L'employeur à qui le salarié reproche un licenciement irrégulier en raison de sa participation à une grève doit justifier sa décision

Publié le par Eligi Formation

Dans le cadre juridique de la lutte contre les discriminations, souvent les auteurs d'actes discriminatoires n'ont pas conscience que leurs décisions doivent pouvoir se justifier objectivement. En effet, dans la procédure civile, il appartient à la personne, physique ou morale, de prouver l'objectivité de sa décision. Cette règle juridique s'appelle l'aménagement de la charge de la preuve. Instaurée par la loi du 11 Novembre 2001 portant sur la lutte contre les discriminations dans l'emploi, cette procédure a pour but de lutter plus efficacement contre les discriminations.
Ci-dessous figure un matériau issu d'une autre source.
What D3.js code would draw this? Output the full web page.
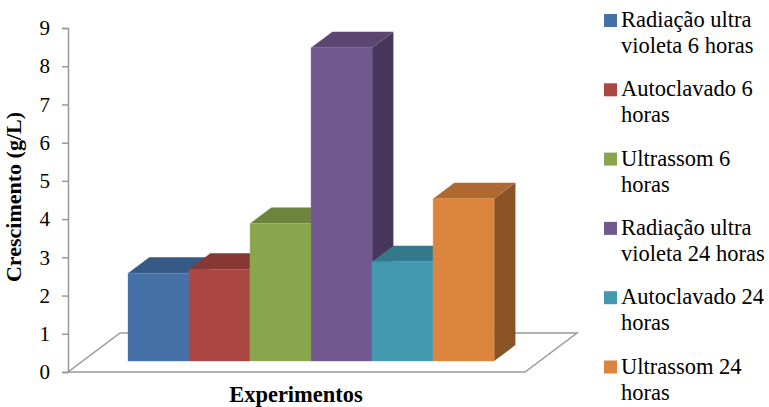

Jusqu'alors, il appartenait toujours au salarié ou au candidat d'apporter les preuves de cette discrimination. Aujourd'hui, seuls de faisceaux de présomption de l'acte discriminatoire peuvent suffire à un juge pour demander à la personne mise en cause de justifier l'objectivité de sa décision.

 

En conséquence, cette procédure s'applique à toute décision, tel que l'entrée en formation, la vente d'un bien, l'accès à l'éducation (ex: looi 2005 sur l'intégration en milieu normal des enfants handicapés)...

 

C'est ce que rappelle un arrêt de la Cour de cassation en date du 9 Janvier 2011. Dans cette affaire, un salarié dénonce son licenciement en raison de sa participation à un mouvement de grève dans l'entreprise :

 

Attendu, selon l'arrêt attaqué, que M. X..., mis à disposition de la société Logiss à compter du 15 février 2002 dans le cadre de contrats de travail temporaire, puis engagé par cette société par contrats à durée déterminée, dont le dernier venait à échéance le 15 mai 2003, a saisi le conseil de prud'hommes pour demander la requalification de la relation contractuelle en contrat à durée indéterminée, pour qu'il soit jugé que son licenciement intervenu alors qu'il participait à un mouvement de grève est nul, obtenir sa réintégration et le paiement de diverses sommes ;


Sur le second moyen du pourvoi principal et le moyen unique du pourvoi incident :

Attendu qu'il n'y a pas lieu de statuer sur ces moyens qui ne seraient pas de nature à permettre l'admission du pourvoi ;


Mais sur le premier moyen du pourvoi principal :

Vu les articles L2511-1, L1132-1 et L1134-1 du Code du travail ;

Attendu que lorsqu'un salarié allègue que la rupture du contrat de travail est intervenue en raison de sa participation à un mouvement de grève, il appartient à l'employeur de prouver que sa décision est justifiée par des éléments objectifs étrangers à l'exercice normal du droit de grève ;

Attendu que pour débouter M. X... de sa demande en nullité du licenciement, l'arrêt retient qu'il résulte des attestations produites par celui-ci qu'une partie du personnel de la société se trouvait en grève depuis le 12 mai 2003 et que lui-même figurait au nombre des grévistes jusqu'à la rupture de son contrat de travail, mais qu'il ressort de l'ensemble des explications des parties que cette rupture n'avait aucun lien avec le mouvement de grève auquel il a participé, mais résultait uniquement de la survenance du terme du contrat de travail prétendument conclu pour une durée déterminée, alors que les parties se trouvaient, par l'effet de la requalification, liées par un contrat de travail à durée indéterminée depuis le 15 février 2002, que le licenciement de M. X... n'était donc pas nul, mais seulement dépourvu de cause réelle et sérieuse ;

Qu'en statuant ainsi, alors qu'elle avait constaté que la relation de travail avait été irrégulièrement rompue au cours d'un mouvement de grève auquel le salarié participait, la cour d'appel a violé les textes susvisés ;


Par ces motifs :
Casse et annule, mais seulement en ce qu'il a débouté M. X... de sa demande au titre de la nullité de son licenciement, et a condamné la société au paiement d'une indemnité pour licenciement sans cause réelle et sérieuse et d'une indemnité de préavis, l'arrêt rendu le 29 janvier 2009, entre les parties, par la cour d'appel de Versailles ;
Remet, en conséquence, sur ces points, la cause et les parties dans l'état où elles se trouvaient avant ledit arrêt et, pour être fait droit, les renvoie devant la cour d'appel de Paris.